++++ Exercise data ++++

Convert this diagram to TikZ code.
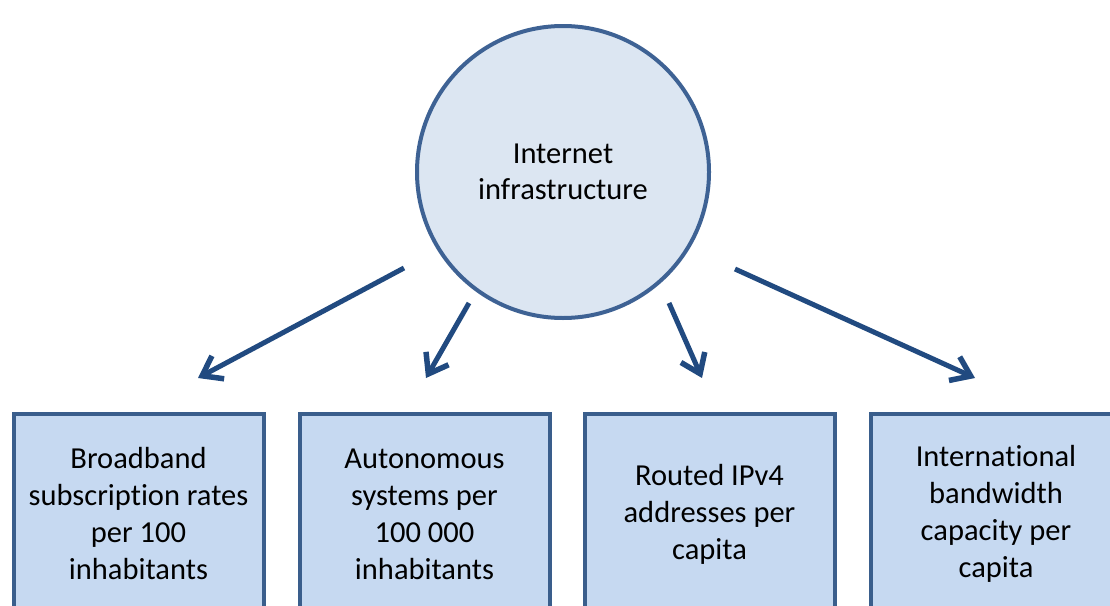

++++
++++ Exercise data ++++

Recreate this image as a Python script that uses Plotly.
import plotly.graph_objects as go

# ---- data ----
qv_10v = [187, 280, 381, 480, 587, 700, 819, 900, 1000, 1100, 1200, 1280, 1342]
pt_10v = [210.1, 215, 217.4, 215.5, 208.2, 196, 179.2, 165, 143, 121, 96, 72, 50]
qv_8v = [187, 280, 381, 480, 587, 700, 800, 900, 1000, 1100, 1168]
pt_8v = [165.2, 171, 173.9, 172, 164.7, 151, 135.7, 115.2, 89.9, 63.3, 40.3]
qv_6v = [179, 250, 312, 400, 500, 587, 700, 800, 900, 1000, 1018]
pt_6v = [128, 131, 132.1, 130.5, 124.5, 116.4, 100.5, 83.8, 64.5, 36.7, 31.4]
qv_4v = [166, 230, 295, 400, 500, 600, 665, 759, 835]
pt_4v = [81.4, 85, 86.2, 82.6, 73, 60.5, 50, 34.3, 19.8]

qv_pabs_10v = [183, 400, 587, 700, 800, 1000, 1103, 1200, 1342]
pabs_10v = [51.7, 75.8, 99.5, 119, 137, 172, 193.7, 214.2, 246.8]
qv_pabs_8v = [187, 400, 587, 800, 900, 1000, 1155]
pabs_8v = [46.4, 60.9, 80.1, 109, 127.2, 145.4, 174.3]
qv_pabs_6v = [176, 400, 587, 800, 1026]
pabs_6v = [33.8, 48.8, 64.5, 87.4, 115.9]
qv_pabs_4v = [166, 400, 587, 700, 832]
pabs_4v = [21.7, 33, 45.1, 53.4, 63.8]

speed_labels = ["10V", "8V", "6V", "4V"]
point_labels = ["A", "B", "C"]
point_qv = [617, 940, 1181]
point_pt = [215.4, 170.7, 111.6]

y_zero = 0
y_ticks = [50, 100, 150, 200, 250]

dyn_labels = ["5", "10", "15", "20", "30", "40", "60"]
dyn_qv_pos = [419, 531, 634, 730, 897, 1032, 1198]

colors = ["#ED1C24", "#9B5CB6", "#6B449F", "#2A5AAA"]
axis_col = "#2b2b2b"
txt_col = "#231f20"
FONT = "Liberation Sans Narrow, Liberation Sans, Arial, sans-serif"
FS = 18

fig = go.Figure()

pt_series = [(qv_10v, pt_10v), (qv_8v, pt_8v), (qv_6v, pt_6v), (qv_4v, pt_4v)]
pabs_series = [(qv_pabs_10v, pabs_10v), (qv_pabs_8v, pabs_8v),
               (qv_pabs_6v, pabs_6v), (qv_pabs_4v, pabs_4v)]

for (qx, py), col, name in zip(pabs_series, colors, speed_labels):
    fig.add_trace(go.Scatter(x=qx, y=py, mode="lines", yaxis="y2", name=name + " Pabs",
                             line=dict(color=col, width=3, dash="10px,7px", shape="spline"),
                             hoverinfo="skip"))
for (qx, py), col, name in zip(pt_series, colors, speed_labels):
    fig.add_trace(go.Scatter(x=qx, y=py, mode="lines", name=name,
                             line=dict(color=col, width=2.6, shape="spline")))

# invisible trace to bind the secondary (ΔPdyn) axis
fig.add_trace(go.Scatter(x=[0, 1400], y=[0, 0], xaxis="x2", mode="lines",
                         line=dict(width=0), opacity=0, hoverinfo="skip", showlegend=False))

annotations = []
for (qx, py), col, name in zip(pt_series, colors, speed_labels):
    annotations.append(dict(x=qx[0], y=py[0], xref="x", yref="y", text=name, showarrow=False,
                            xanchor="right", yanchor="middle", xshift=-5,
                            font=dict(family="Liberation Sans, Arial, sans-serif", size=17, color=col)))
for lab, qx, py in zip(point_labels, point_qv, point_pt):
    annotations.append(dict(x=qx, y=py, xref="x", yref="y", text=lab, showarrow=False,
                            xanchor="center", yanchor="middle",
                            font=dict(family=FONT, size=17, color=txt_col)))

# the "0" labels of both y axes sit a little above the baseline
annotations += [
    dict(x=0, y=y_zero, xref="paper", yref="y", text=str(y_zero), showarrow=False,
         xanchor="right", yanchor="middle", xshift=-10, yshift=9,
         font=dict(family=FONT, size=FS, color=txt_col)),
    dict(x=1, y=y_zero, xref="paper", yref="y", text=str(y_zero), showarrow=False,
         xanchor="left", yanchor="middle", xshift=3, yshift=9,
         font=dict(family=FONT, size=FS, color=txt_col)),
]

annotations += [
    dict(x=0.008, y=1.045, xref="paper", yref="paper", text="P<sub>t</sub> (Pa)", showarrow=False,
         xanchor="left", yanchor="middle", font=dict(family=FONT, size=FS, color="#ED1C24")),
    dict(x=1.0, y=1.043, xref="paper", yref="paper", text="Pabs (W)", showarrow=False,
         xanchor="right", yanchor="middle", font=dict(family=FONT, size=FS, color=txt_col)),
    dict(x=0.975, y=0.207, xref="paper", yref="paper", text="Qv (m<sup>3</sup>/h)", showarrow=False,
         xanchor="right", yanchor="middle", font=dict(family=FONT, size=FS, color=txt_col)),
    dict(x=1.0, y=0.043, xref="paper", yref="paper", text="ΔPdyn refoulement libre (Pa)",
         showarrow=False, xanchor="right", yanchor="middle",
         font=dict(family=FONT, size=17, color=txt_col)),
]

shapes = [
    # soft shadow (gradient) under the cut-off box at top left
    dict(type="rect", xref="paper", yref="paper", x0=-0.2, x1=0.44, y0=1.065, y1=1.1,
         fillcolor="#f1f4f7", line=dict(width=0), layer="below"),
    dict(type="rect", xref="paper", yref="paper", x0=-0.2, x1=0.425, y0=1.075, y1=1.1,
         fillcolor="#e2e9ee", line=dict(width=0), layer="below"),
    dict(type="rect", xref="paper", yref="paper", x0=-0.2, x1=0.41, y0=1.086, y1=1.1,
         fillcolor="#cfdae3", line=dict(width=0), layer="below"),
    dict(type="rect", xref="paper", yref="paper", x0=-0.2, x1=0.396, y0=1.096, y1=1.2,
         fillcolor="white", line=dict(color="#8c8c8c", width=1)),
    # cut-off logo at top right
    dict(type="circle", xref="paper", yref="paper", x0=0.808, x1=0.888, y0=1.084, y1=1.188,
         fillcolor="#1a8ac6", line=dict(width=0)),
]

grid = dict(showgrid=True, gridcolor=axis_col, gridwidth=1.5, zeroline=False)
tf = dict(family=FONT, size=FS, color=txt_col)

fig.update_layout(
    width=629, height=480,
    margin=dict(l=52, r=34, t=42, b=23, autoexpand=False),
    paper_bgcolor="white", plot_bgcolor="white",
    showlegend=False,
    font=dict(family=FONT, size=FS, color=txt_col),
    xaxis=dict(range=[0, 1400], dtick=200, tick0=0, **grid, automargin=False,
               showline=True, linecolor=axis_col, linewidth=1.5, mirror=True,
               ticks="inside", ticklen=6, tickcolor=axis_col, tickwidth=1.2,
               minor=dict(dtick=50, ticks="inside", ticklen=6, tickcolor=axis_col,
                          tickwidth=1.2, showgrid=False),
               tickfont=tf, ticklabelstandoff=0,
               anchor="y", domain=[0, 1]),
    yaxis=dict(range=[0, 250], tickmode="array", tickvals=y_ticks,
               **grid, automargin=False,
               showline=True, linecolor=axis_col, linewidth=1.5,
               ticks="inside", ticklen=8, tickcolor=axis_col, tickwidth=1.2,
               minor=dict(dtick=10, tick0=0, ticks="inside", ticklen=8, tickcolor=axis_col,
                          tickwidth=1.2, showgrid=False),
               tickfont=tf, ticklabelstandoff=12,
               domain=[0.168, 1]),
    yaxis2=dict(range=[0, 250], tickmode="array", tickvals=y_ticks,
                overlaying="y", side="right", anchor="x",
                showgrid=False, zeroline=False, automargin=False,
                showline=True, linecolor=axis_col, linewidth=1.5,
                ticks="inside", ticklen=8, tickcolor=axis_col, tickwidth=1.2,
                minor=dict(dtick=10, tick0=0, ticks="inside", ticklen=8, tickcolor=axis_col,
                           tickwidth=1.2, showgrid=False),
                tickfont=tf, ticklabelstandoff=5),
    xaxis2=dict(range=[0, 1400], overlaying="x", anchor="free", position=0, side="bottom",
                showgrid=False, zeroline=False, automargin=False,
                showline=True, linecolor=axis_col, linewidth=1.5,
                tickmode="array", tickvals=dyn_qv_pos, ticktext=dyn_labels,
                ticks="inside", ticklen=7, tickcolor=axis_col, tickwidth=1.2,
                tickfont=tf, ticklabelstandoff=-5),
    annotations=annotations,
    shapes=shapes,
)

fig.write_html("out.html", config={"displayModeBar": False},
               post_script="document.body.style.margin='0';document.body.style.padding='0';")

++++

Task objective - Return every line of the preceding records in which the word "this" appears.

Right answer -
Convert this diagram to TikZ code.
Recreate this image as a Python script that uses Plotly.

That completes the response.